Page MenuHomePhabricator

Improve daemon scalability in the cluster
Closed, ResolvedPublic

Description

See T7346 for discussion.

Event Timeline

epriestley raised the priority of this task from to Normal.
epriestley updated the task description. (Show Details)
epriestley added a project: Phacility.
epriestley added a subscriber: epriestley.
epriestley added a commit: Restricted Diffusion Commit.Feb 21 2015, 10:12 PM

Remaining stuff here:

  • Get daemonID into the storage table so I can clean up phd status.
  • Change taskmasters to use autoscale pools when started with phd start.
  • Merge the GarbageCollector and Trigger daemons.
  • Double check that phd stop will still stop old daemons before landing all this stuff (it should, and users "shouldn't" hit this, but...)

I consider auto-anything to be generally scary because things can easily autopilot out of control. I've seen more than a couple of postmortems where a minor failure cascaded into a total failure because of a misbehaving automated recovery, automated scaling, etc.

These autoscaling pools have a dangerous, cascading failure mode: when a pool scales up, it consumes more resources and tends to exert pressure on other pools to scale up, since they'll have fewer resources and take longer to complete work. In an extreme case, several pools can scale up together and push a box into swap, and that could impose a huge performance penalty on other pools and make them all scale up, too. Then all the pools max out and the box thrashes itself to death and can probably never complete work fast enough to recover.

We're particularly susceptible to this failure immediately following a problem with the task queue. If the daemons restart into an existing task backlog, that will create a scaling pressure across all the pools (more work to do than usual), which will reinforce itself and push the box toward a thrashing death spiral where all pools scale up at once and starve each other out. This is an especially bad time to be susceptible to failures, since it could mean that one failure with the queue cascades into a second, larger and more complex failure if we restart daemons to try to fix it. This problem also gets harder to resolve over time, because the backlog will exert more upward pressure on pool sizes and scale pools up more quickly after a restart.
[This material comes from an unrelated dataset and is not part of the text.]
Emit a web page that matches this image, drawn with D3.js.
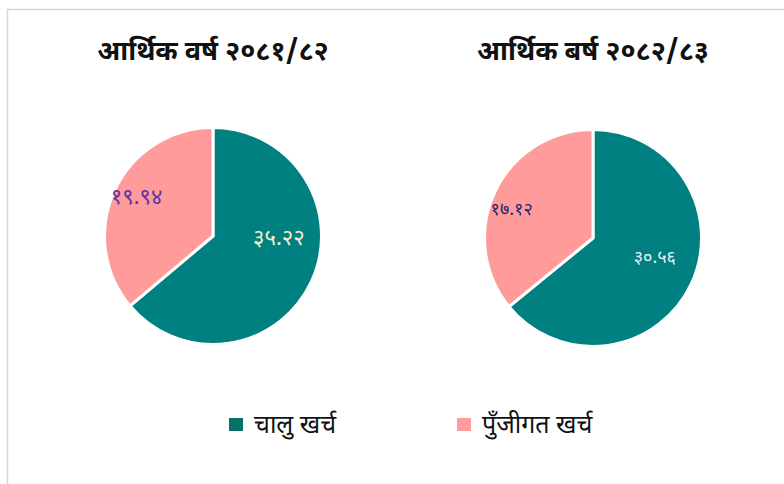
<!DOCTYPE html>
<html>
<head>
<meta charset="utf-8">
<script src="https://cdn.jsdelivr.net/npm/d3@7"></script>
<style>
  html, body { margin: 0; padding: 0; background: #fff; }
  svg { display: block; font-family: "Noto Sans Devanagari", "Noto Sans", "Lohit Devanagari", sans-serif; }
</style>
</head>
<body>
<svg id="chart" width="784" height="484"></svg>
<script>
// Budget split by fiscal year (रु. अर्बमा)
const categories = ["चालु खर्च", "पुँजीगत खर्च"];
const years = ["आर्थिक वर्ष २०८१/८२", "आर्थिक बर्ष २०८२/८३"];
const recurrent = [35.22, 30.56];
const capital = [19.94, 17.12];
const valueLabels = [["३५.२२", "१९.९४"], ["३०.५६", "१७.१२"]];

const colors = ["#008080", "#ff9b9b"];
const legendColors = ["#07706b", "#ff9b9b"];
const labelColors = [["#f6ecc8", "#5a33a6"], ["#e6f0ee", "#1f2a70"]];

const svg = d3.select("#chart");

// panel frame
svg.append("path")
  .attr("d", "M7.5,484 V9.5 H784")
  .attr("fill", "none")
  .attr("stroke", "#d6d6d6")
  .attr("stroke-width", 1.5);

const centers = [[213, 236], [593, 238]];
const radius = 108.5;
// label anchor: angle (deg, clockwise from top) and distance from centre
const labelSpots = [[[93, 66], [296, 85]], [[108, 65], [289, 86]]];
const labelSizes = [22, 18];

const pie = d3.pie().sort(null).value(d => d);
const arc = d3.arc().innerRadius(0).outerRadius(radius);

years.forEach((title, i) => {
  const g = svg.append("g").attr("transform", `translate(${centers[i][0]},${centers[i][1]})`);
  const arcs = pie([recurrent[i], capital[i]]);

  g.selectAll("path.slice")
    .data(arcs)
    .join("path")
    .attr("class", "slice")
    .attr("d", arc)
    .attr("fill", (d, j) => colors[j])
    .attr("stroke", "#fff")
    .attr("stroke-width", 3)
    .attr("stroke-linejoin", "round");

  g.selectAll("text.val")
    .data(arcs)
    .join("text")
    .attr("class", "val")
    .attr("x", (d, j) => Math.sin(labelSpots[i][j][0] * Math.PI / 180) * labelSpots[i][j][1])
    .attr("y", (d, j) => -Math.cos(labelSpots[i][j][0] * Math.PI / 180) * labelSpots[i][j][1])
    .attr("text-anchor", "middle")
    .attr("dominant-baseline", "central")
    .attr("font-size", labelSizes[i])
    .attr("fill", (d, j) => labelColors[i][j])
    .text((d, j) => valueLabels[i][j]);

  svg.append("text")
    .attr("x", centers[i][0])
    .attr("y", 60)
    .attr("text-anchor", "middle")
    .attr("font-size", 27)
    .attr("font-weight", "bold")
    .attr("fill", "#111")
    .text(title);
});

// legend
const legendX = [229, 457];
const lg = svg.append("g");
categories.forEach((c, j) => {
  lg.append("rect")
    .attr("x", legendX[j]).attr("y", 418)
    .attr("width", 14).attr("height", 13)
    .attr("fill", legendColors[j]);
  lg.append("text")
    .attr("x", legendX[j] + 25).attr("y", 433)
    .attr("font-size", 25)
    .attr("fill", "#111")
    .text(c);
});
</script>
</body>
</html>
I think the cleanest way to prevent this is to put a hard free memory limit on pool scale-up: say, pools never autoscale up if the machine has less than 20% of its RAM free. This prevents the box from swapping itself to death. Resource allocation may not be totally fair (the first pools to grow get to stay large, and later pools don't get to expand) but system will self-heal over time as long as the work completion rate exceeds the rate at which new work is being generated.

This stuff seems to be working (daemons restarted cleanly; autoscale worked; queue flushed; no errors) so I'm going to roll it to the cluster.

Seems to be working in the cluster, too.